Hello I'm back with another update to my VOCALOID project. It's not as big an improvement as last time - and in fact, there's no new features - but I felt like it was worth posting. I've been trying to rectify the major issues before I move onto implementing the Excitation plus Resonance model.
The first thing I attempted to tackle was all the added noise at high frequencies.
Here's the original spectrum: https://files.catbox.moe/fq55bo.png
And here's the reconstructed spectrum (with no transforms applied): https://files.catbox.moe/gq7jff.png
You can clearly see the high frequency artifacts. The first thing I tried was something mentioned in the paper. In the paper, specifically the WBVPM section, it was mentioned that there are two approaches for a non-integer size discrete fourier transform. The first one is repeating the signal while second is upsampling it. I went with second as the former is patented and also because the second is easier to implement. It is mentioned that increasing the repetition count of the signal (or in the case of upsampling, the upsampling factor), and then discarding the higher frequencies, can improve the estimation by reducing artifacts. In the case of repetition, it is also mentioned that quadratic interpolation can be used in the resulting spectrum, however I am not sure if this can be done for upsampling and as such, I have not tried to implement it for now.
Here's the result after applying an upsampling factor of 3: https://files.catbox.moe/qcgnzq.png
Here's the original audio: https://files.catbox.moe/f7g8ta.wav
The original reconstruction: https://files.catbox.moe/da0m1i.wav
And now with the improved reconstruction: https://files.catbox.moe/513ycn.wav
You can see an improvement, especially at lower frequency, however the high frequency artifacts largely persist. So they have to be arising elsewhere. I realized the source was the reconstruction of the signal (AKA the "synthesis"). I had previously implemented a synthesis method that was quite different from the one used in the study, because I did not understand the method in the study at first. My synthesis method worked by taking each voice pulse and for each sample where the voice pulse is the closest voice pulse to that sample, setting the value of that sample to the interpolated value of a spline representing a time domain version of the upsampled voice pulse with a step corrospondin between the ratio a sample in the regular time domain and the upsampled time domain. Now, in some cases, estimation inaccuracies and differences from any transformations that were applied result in these regions of samples being bigger than the actual sample itself. In these cases, we take advantage of the period nature of the voice pulse and repeat it (i.e. sampling before the start is equivalent from that offset from the end, and sampling after the end is the same as that offset from the start). However, this method results in discontinuities in some cases.
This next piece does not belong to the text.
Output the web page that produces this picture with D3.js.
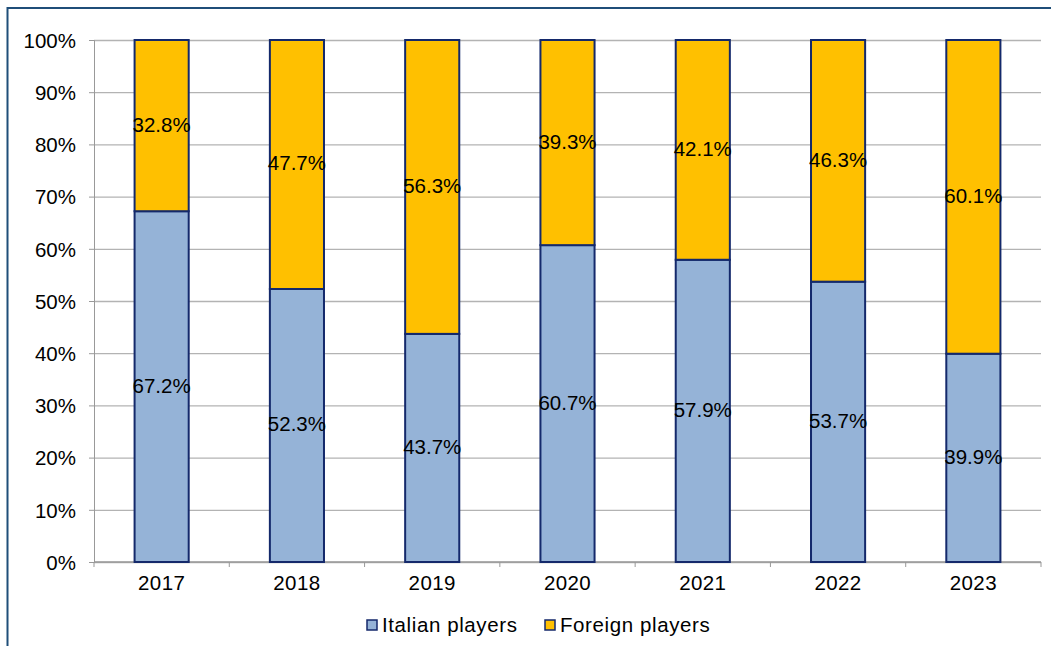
<!DOCTYPE html>
<html>
<head>
<meta charset="utf-8">
<script src="https://cdn.jsdelivr.net/npm/d3@7"></script>
<style>
  body { margin: 0; background: #fff; }
  svg { font-family: "Liberation Sans", Arial, sans-serif; }
</style>
</head>
<body>
<div id="chart"></div>
<script>
// data
var years = ['2017', '2018', '2019', '2020', '2021', '2022', '2023']
var italian = [67.2, 52.3, 43.7, 60.7, 57.9, 53.7, 39.9]
var foreign = [32.8, 47.7, 56.3, 39.3, 42.1, 46.3, 60.1]
var yTicks = [0, 10, 20, 30, 40, 50, 60, 70, 80, 90, 100]
var seriesNames = ['Italian players', 'Foreign players']
var colors = ['#95b3d7', '#ffc000']

var width = 1051
var height = 646
var margin = { top: 40, right: 10, bottom: 84, left: 94 }
var fontSize = '20.5px'

var svg = d3.select("#chart")
  .append("svg")
  .attr("width", width)
  .attr("height", height)

// outer frame
svg.append("rect")
  .attr("x", 7.5)
  .attr("y", 8)
  .attr("width", width)
  .attr("height", height)
  .style("fill", "none")
  .style("stroke", "#1f4e79")
  .style("stroke-width", 2)

var xScale = d3.scaleBand()
  .domain(years)
  .range([margin.left, width - margin.right])
  .paddingInner(0.6)
  .paddingOuter(0.3)

var yScale = d3.scaleLinear()
  .domain([0, 100])
  .range([height - margin.bottom, margin.top])

// grid
var yGrid = d3.axisLeft(yScale)
  .tickValues(yTicks)
  .tickSize(-(width - margin.right - margin.left))
  .tickFormat("")

svg.append("g")
  .attr("transform", `translate(${margin.left},0)`)
  .attr("class", "grid")
  .call(yGrid)
  .call(g => g.select(".domain").remove())
  .selectAll("line")
  .style("stroke", "#b3b3b3")
  .style("stroke-width", 1.3)

// Y axis
var yAxis = d3.axisLeft(yScale)
  .tickValues(yTicks)
  .tickSize(5)
  .tickPadding(13)
  .tickFormat(d => d + '%')

svg.append("g")
  .attr("transform", `translate(${margin.left},0)`)
  .attr("class", "y-axis")
  .call(yAxis)
  .call(g => g.selectAll("line, path").style("stroke", "#999"))
  .selectAll("text")
  .attr("dy", "0.36em")
  .style("font-size", fontSize)
  .style("fill", "#000")

// X axis line with boundary ticks
var xLine = svg.append("g").attr("class", "x-axis")
xLine.append("line")
  .attr("x1", margin.left)
  .attr("x2", width - margin.right)
  .attr("y1", yScale(0))
  .attr("y2", yScale(0))
  .style("stroke", "#999")
  .style("stroke-width", 1.3)

var bounds = d3.range(years.length + 1).map(i => margin.left + i * (width - margin.right - margin.left) / years.length)
xLine.selectAll(".bound")
  .data(bounds)
  .enter()
  .append("line")
  .attr("x1", d => d)
  .attr("x2", d => d)
  .attr("y1", yScale(0))
  .attr("y2", yScale(0) + 5)
  .style("stroke", "#999")

xLine.selectAll(".xlab")
  .data(years)
  .enter()
  .append("text")
  .attr("x", d => xScale(d) + xScale.bandwidth() / 2)
  .attr("y", yScale(0) + 28)
  .attr("text-anchor", "middle")
  .style("font-size", fontSize)
  .style("letter-spacing", "0.4px")
  .text(d => d)

// bars
var rows = years.map((y, i) => ({ year: y, it: italian[i], fo: foreign[i] }))

svg.selectAll(".bar-it")
  .data(rows)
  .enter()
  .append("rect")
  .attr("x", d => xScale(d.year))
  .attr("y", d => yScale(d.it))
  .attr("width", xScale.bandwidth())
  .attr("height", d => yScale(0) - yScale(d.it))
  .style("fill", colors[0])
  .style("stroke", "#14296b")
  .style("stroke-width", 2)

svg.selectAll(".bar-fo")
  .data(rows)
  .enter()
  .append("rect")
  .attr("x", d => xScale(d.year))
  .attr("y", d => yScale(d.it + d.fo))
  .attr("width", xScale.bandwidth())
  .attr("height", d => yScale(d.it) - yScale(d.it + d.fo))
  .style("fill", colors[1])
  .style("stroke", "#14296b")
  .style("stroke-width", 2)

// labels
svg.selectAll(".lab-it")
  .data(rows)
  .enter()
  .append("text")
  .attr("x", d => xScale(d.year) + xScale.bandwidth() / 2)
  .attr("y", d => yScale(d.it / 2) + 6)
  .attr("text-anchor", "middle")
  .style("font-size", fontSize)
  .text(d => d.it.toFixed(1) + '%')

svg.selectAll(".lab-fo")
  .data(rows)
  .enter()
  .append("text")
  .attr("x", d => xScale(d.year) + xScale.bandwidth() / 2)
  .attr("y", d => yScale(d.it + d.fo / 2) + 6)
  .attr("text-anchor", "middle")
  .style("font-size", fontSize)
  .text(d => d.fo.toFixed(1) + '%')

// legend
var legendX = [367, 545]
var legend = svg.selectAll(".legend")
  .data(seriesNames)
  .enter()
  .append("g")
  .attr("transform", (d, i) => `translate(${legendX[i]},${625})`)

legend.append("rect")
  .attr("x", 0)
  .attr("y", -5)
  .attr("width", 10)
  .attr("height", 10)
  .style("fill", (d, i) => colors[i])
  .style("stroke", "#14296b")
  .style("stroke-width", 1.5)

legend.append("text")
  .attr("x", 15)
  .attr("y", 7)
  .style("font-size", fontSize)
  .style("letter-spacing", "0.6px")
  .text(d => d)
</script>
</body>
</html>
Here is an example of such a discontinuity: https://files.catbox.moe/jnnxfj.png
I began to try to implement an interpolation system. In this system, we could calculate the gap between pulses - or in the cases of inaccuracies in the other direction (i.e. overlapping pulses) - the overlapping area, and interpolate between one pulse and the other linearly. However, this was approach was complicated significantly by the non-integer (and potentially differing) sizes of the pulses as well as numerous edge cases. For this reason, I struggled to do so and spent over an hour trying to figure out how to do it corrrectly. About half way through, I decided to check the paper again and this time I understood the actual synthesis method properly, largely because of a diagram I had missed the first time.
In the actual method, each pulse is is expanded in a manner similar to that of the border interpolation technique used in WBVPM analysis, except kind of in reverse. In this technique, for each voice pulse, we generate extensions on both sides with each extension having the size of the border interpolation ratio of the size of the voice pulse. Then we apply a trapezoidal window to the voice pulse which starts at zero at each side of the extended voice pulse and becomes 1 on either side after protrusion of twice the border interpolation size on each side. Then we overlap and add the voice pulses.